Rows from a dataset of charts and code
———

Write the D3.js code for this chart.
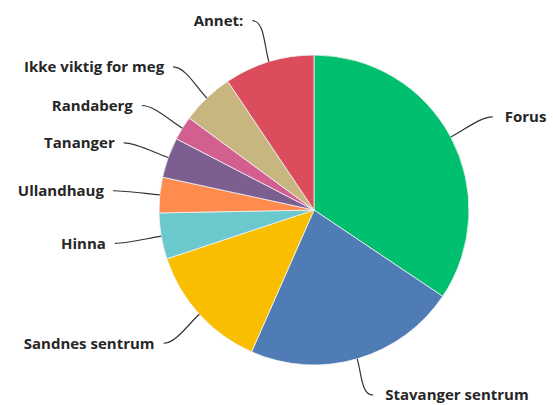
<!DOCTYPE html>
<html>
<head>
<meta charset="utf-8">
<script src="https://cdn.jsdelivr.net/npm/d3@7"></script>
<style>
  body { margin: 0; background: #fff; }
  .lbl { font-family: "Open Sans", Roboto, sans-serif; font-weight: 700; font-size: 15px; fill: #262626; }
</style>
</head>
<body>
<div id="chart"></div>
<script>
  // answer categories, clockwise from 12 o'clock
  var categories = ["Forus", "Stavanger sentrum", "Sandnes sentrum", "Hinna", "Ullandhaug",
                    "Tananger", "Randaberg", "Ikke viktig for meg", "Annet:"];
  // share of answers (%)
  var values = [34.4, 22.2, 13.3, 4.8, 3.7, 4.2, 2.5, 5.5, 9.4];
  var colors = ["#00bf6f", "#507cb6", "#f9be00", "#6bc8cd", "#ff8b4f",
                "#7d5e90", "#d25f90", "#c8b680", "#db4d5c"];

  var width = 553, height = 405;
  var cx = 314, cy = 210, radius = 155;
  var labelDist = 43;

  var svg = d3.select("#chart")
      .append("svg")
      .attr("width", width)
      .attr("height", height);

  var data = categories.map(function(c, i) {
      return { name: c, value: values[i], color: colors[i] };
  });

  var pie = d3.pie()
      .sort(null)
      .value(function(d) { return d.value; });

  var arcs = pie(data);

  var arc = d3.arc()
      .innerRadius(0)
      .outerRadius(radius);

  var g = svg.append("g")
      .attr("transform", "translate(" + cx + "," + cy + ")");

  g.selectAll("path.slice")
      .data(arcs)
      .enter()
      .append("path")
      .attr("class", "slice")
      .attr("d", arc)
      .attr("fill", function(d) { return d.data.color; })
      .attr("stroke", "#f4f4f4")
      .attr("stroke-width", 0.8);

  // point on a circle of radius r at the middle of a slice
  function polar(d, r) {
      var a = (d.startAngle + d.endAngle) / 2;
      var p = [r * Math.sin(a), -r * Math.cos(a)];
      // keep the bottom label inside the frame
      if (r > radius && p[1] > 185) p[1] = 185;
      return p;
  }

  // connectors
  g.selectAll("path.conn")
      .data(arcs)
      .enter()
      .append("path")
      .attr("class", "conn")
      .attr("fill", "none")
      .attr("stroke", "#333")
      .attr("stroke-width", 1.2)
      .attr("d", function(d) {
          var p = polar(d, radius + labelDist);
          var side = p[0] < 0 ? -1 : 1;
          var s = [p[0] + side * 4, p[1]];
          var c1 = [p[0] - side * 8, p[1]];
          var c2 = polar(d, radius + 16);
          var e = polar(d, radius);
          return "M" + s + "C" + c1 + " " + c2 + " " + e;
      });

  // labels
  g.selectAll("text.lbl")
      .data(arcs)
      .enter()
      .append("text")
      .attr("class", "lbl")
      .attr("x", function(d) {
          var p = polar(d, radius + labelDist);
          return p[0] < 0 ? p[0] - 13 : p[0] + 16;
      })
      .attr("y", function(d) { return polar(d, radius + labelDist)[1]; })
      .attr("dy", "0.35em")
      .attr("text-anchor", function(d) {
          return polar(d, 1)[0] < 0 ? "end" : "start";
      })
      .text(function(d) { return d.data.name; });
</script>
</body>
</html>
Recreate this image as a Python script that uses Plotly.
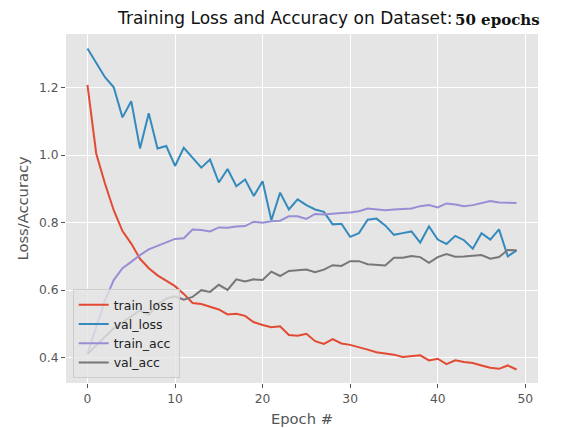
import plotly.graph_objects as go

epochs = list(range(50))

train_loss = [1.208, 1.005, 0.916, 0.837, 0.775, 0.738, 0.693, 0.665, 0.644, 0.627,
              0.612, 0.589, 0.562, 0.559, 0.552, 0.543, 0.528, 0.530, 0.524, 0.505,
              0.497, 0.490, 0.493, 0.467, 0.465, 0.471, 0.449, 0.441, 0.455, 0.442,
              0.438, 0.432, 0.424, 0.416, 0.412, 0.409, 0.402, 0.404, 0.407, 0.392,
              0.397, 0.381, 0.392, 0.387, 0.384, 0.377, 0.370, 0.367, 0.377, 0.365]

val_loss = [1.316, 1.274, 1.231, 1.201, 1.112, 1.160, 1.020, 1.124, 1.020, 1.027,
            0.968, 1.022, 0.993, 0.963, 0.987, 0.919, 0.959, 0.908, 0.928, 0.879,
            0.923, 0.807, 0.889, 0.839, 0.869, 0.852, 0.839, 0.832, 0.795, 0.797,
            0.758, 0.769, 0.809, 0.812, 0.792, 0.764, 0.769, 0.774, 0.741, 0.789,
            0.750, 0.737, 0.761, 0.748, 0.723, 0.769, 0.750, 0.780, 0.700, 0.718]

train_acc = [0.411, 0.490, 0.570, 0.630, 0.665, 0.684, 0.704, 0.721, 0.731, 0.742,
             0.752, 0.754, 0.780, 0.778, 0.774, 0.786, 0.785, 0.789, 0.790, 0.803,
             0.800, 0.804, 0.806, 0.819, 0.819, 0.811, 0.826, 0.824, 0.827, 0.829,
             0.830, 0.834, 0.842, 0.840, 0.837, 0.839, 0.841, 0.842, 0.849, 0.852,
             0.845, 0.857, 0.854, 0.849, 0.852, 0.858, 0.864, 0.860, 0.859, 0.858]

val_acc = [0.411, 0.438, 0.462, 0.487, 0.505, 0.524, 0.540, 0.527, 0.558, 0.575,
           0.582, 0.572, 0.580, 0.600, 0.595, 0.616, 0.601, 0.632, 0.626, 0.632,
           0.630, 0.655, 0.642, 0.657, 0.658, 0.661, 0.653, 0.661, 0.674, 0.672,
           0.686, 0.686, 0.677, 0.674, 0.673, 0.696, 0.696, 0.701, 0.698, 0.681,
           0.698, 0.707, 0.699, 0.700, 0.701, 0.704, 0.693, 0.698, 0.719, 0.718]

series = [("train_loss", train_loss, "#E24A33"),
          ("val_loss", val_loss, "#348ABD"),
          ("train_acc", train_acc, "#988ED5"),
          ("val_acc", val_acc, "#777777")]

x_ticks = [0, 10, 20, 30, 40, 50]
y_ticks = [0.4, 0.6, 0.8, 1.0, 1.2]

title_text = "Training Loss and Accuracy on Dataset:"
subtitle_text = "50 epochs"
x_label = "Epoch #"
y_label = "Loss/Accuracy"

fig = go.Figure()
for name, vals, color in series:
    fig.add_trace(go.Scatter(x=epochs, y=vals, mode="lines", name=name,
                             line=dict(color=color, width=2)))

W, H = 566, 428
ml, mr, mt, mb = 66, 28, 34, 45
pw, ph = W - ml - mr, H - mt - mb


def px(xp):
    return (xp - ml) / pw


def py(yp):
    return 1 - (yp - mt) / ph


fig.update_layout(
    width=W, height=H,
    margin=dict(l=ml, r=mr, t=mt, b=mb, pad=0, autoexpand=False),
    paper_bgcolor="white",
    plot_bgcolor="#E5E5E5",
    font=dict(family="DejaVu Sans", color="#555555", size=12.3),
    showlegend=True,
    legend=dict(x=px(72.7), y=py(378), xanchor="left", yanchor="bottom",
                bgcolor="rgba(229,229,229,0.8)", bordercolor="#CCCCCC", borderwidth=1,
                font=dict(size=12.5, color="#222222"), itemwidth=30,
                tracegroupgap=0),
    xaxis=dict(range=[-2.45, 51.45], tickvals=x_ticks, showgrid=True, gridcolor="white",
               gridwidth=1, zeroline=False, showline=False, ticks="outside", ticklen=4,
               tickcolor="#555555", tickfont=dict(size=12.3, color="#555555"),
               automargin=False),
    yaxis=dict(range=[0.325, 1.359], tickvals=y_ticks, tickformat=".1f", showgrid=True,
               gridcolor="white", gridwidth=1, zeroline=False, showline=False,
               ticks="outside", ticklen=4, tickcolor="#555555",
               tickfont=dict(size=12.3, color="#555555"), automargin=False),
)

fig.add_annotation(text=x_label, xref="paper", yref="paper",
                   x=0.5, y=py(418), xanchor="center", yanchor="middle", showarrow=False,
                   font=dict(family="DejaVu Sans", size=14.7, color="#555555"))
fig.add_annotation(text=y_label, xref="paper", yref="paper", textangle=-90,
                   x=px(22), y=0.5, xanchor="center", yanchor="middle", showarrow=False,
                   font=dict(family="DejaVu Sans", size=14.7, color="#555555"))

fig.add_annotation(text=title_text, xref="paper", yref="paper",
                   x=px(115), y=py(18), xanchor="left", yanchor="middle", showarrow=False,
                   font=dict(family="DejaVu Sans", size=17, color="#111111"))
fig.add_annotation(text="<b>" + subtitle_text + "</b>", xref="paper", yref="paper",
                   x=px(453), y=py(20), xanchor="left", yanchor="middle", showarrow=False,
                   font=dict(family="DejaVu Serif", size=15, color="#111111"))

fig.write_html("out.html", config={"displayModeBar": False},
               post_script="document.body.style.margin='0';document.body.style.overflow='hidden';")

———

-- EXERCISE --
Take the lines from the one holding "Recreate this image" to the one holding "epochs = list(range(50))", both lines included, and give them again exactly, with no pictures.

-- RESULT --
Recreate this image as a Python script that uses Plotly.
import plotly.graph_objects as go

epochs = list(range(50))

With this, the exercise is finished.